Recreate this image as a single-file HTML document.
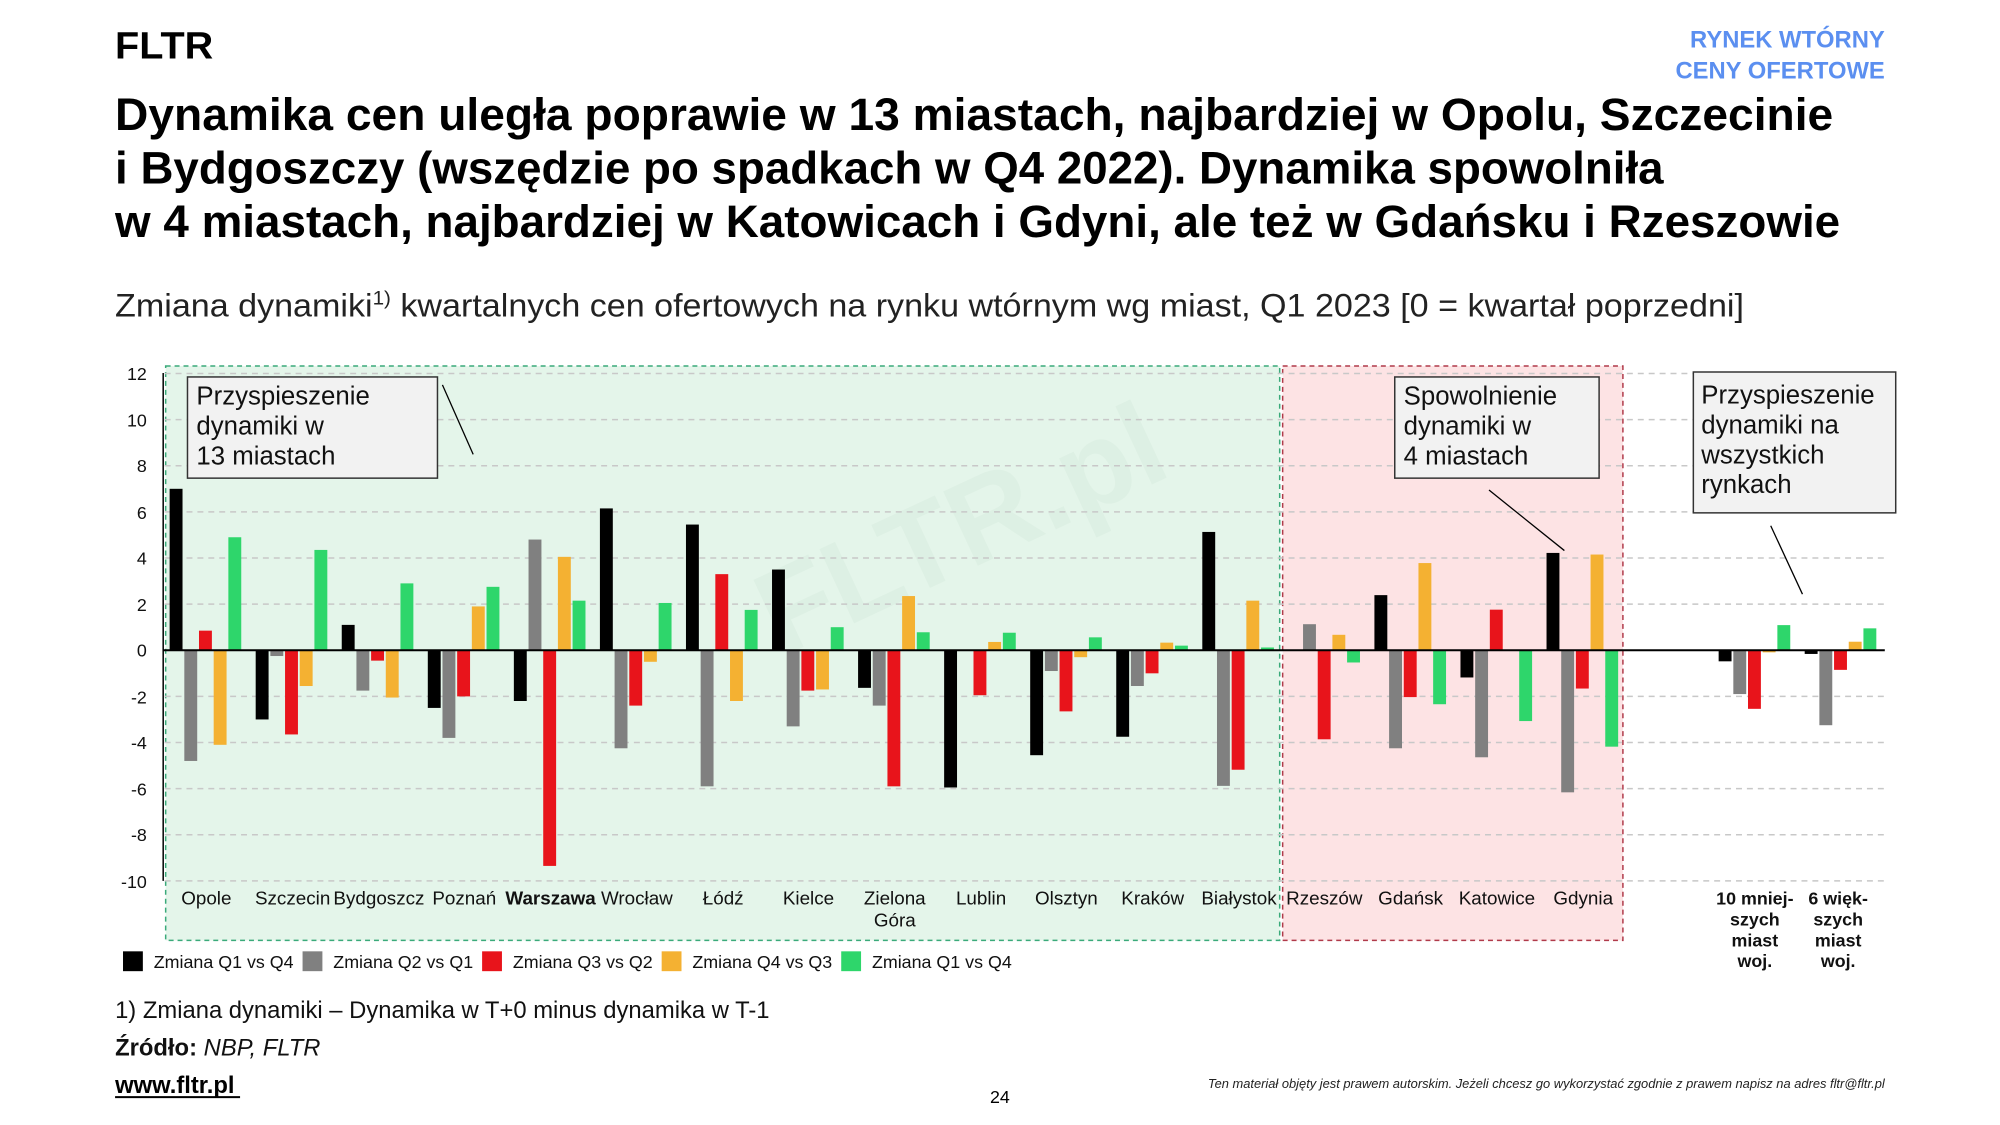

--

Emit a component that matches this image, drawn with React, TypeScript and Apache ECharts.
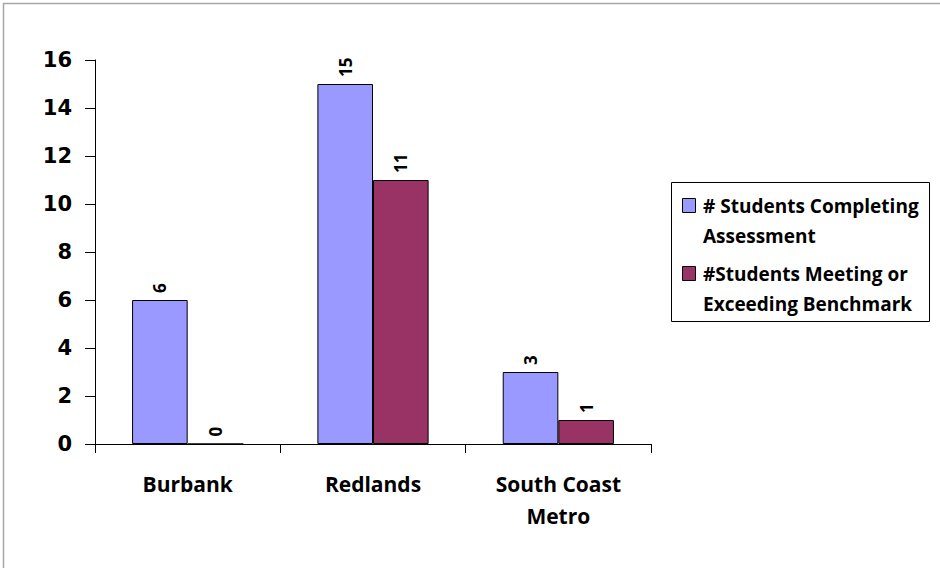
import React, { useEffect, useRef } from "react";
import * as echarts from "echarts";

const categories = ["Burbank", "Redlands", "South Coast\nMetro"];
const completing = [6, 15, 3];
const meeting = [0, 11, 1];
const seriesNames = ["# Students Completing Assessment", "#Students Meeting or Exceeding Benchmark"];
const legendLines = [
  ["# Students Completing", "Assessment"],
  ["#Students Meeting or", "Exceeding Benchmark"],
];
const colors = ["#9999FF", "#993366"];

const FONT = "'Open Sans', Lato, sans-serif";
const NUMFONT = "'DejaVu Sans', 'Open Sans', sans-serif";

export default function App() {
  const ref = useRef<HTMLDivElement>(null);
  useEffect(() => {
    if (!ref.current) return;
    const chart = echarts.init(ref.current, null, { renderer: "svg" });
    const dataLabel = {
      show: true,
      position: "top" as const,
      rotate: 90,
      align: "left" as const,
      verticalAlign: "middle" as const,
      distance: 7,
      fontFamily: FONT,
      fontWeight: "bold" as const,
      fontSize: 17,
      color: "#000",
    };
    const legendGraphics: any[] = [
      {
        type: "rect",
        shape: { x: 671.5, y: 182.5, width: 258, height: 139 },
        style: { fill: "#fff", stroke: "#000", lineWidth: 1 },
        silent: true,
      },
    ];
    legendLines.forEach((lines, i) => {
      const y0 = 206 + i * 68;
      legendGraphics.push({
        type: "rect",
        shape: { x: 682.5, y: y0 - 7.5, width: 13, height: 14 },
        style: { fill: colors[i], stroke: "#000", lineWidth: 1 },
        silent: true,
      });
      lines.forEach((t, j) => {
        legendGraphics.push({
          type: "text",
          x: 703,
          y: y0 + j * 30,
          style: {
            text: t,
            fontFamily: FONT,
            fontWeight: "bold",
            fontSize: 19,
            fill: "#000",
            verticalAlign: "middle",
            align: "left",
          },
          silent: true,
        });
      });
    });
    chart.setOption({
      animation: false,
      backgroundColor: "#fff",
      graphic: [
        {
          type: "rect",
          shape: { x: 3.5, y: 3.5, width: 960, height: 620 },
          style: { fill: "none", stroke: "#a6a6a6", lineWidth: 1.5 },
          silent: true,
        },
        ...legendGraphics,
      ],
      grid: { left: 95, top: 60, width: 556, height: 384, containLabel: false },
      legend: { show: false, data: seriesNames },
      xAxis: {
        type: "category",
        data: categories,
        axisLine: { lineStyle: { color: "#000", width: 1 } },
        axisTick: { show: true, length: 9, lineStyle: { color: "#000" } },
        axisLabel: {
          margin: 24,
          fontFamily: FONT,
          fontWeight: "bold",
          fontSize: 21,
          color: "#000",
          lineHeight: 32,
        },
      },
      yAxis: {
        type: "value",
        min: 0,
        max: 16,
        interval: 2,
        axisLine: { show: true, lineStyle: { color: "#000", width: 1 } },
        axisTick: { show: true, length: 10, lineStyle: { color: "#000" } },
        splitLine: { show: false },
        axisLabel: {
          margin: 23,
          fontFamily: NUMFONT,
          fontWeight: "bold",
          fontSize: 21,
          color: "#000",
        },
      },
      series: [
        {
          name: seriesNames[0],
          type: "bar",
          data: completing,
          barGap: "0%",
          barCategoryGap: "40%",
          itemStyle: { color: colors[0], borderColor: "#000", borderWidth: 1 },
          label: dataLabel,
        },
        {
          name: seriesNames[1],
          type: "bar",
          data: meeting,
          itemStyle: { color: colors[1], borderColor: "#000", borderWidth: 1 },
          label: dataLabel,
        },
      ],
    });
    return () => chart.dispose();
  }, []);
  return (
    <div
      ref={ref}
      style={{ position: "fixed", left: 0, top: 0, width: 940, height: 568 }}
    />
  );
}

**Prompt**
Write out the lines running from the one that contains "Emit a component" through the one that contains "import * as", ends included, and nothing else. Pictures stay out of the copy.

**Exercise response**
Emit a component that matches this image, drawn with React, TypeScript and Apache ECharts.
import React, { useEffect, useRef } from "react";
import * as echarts from "echarts";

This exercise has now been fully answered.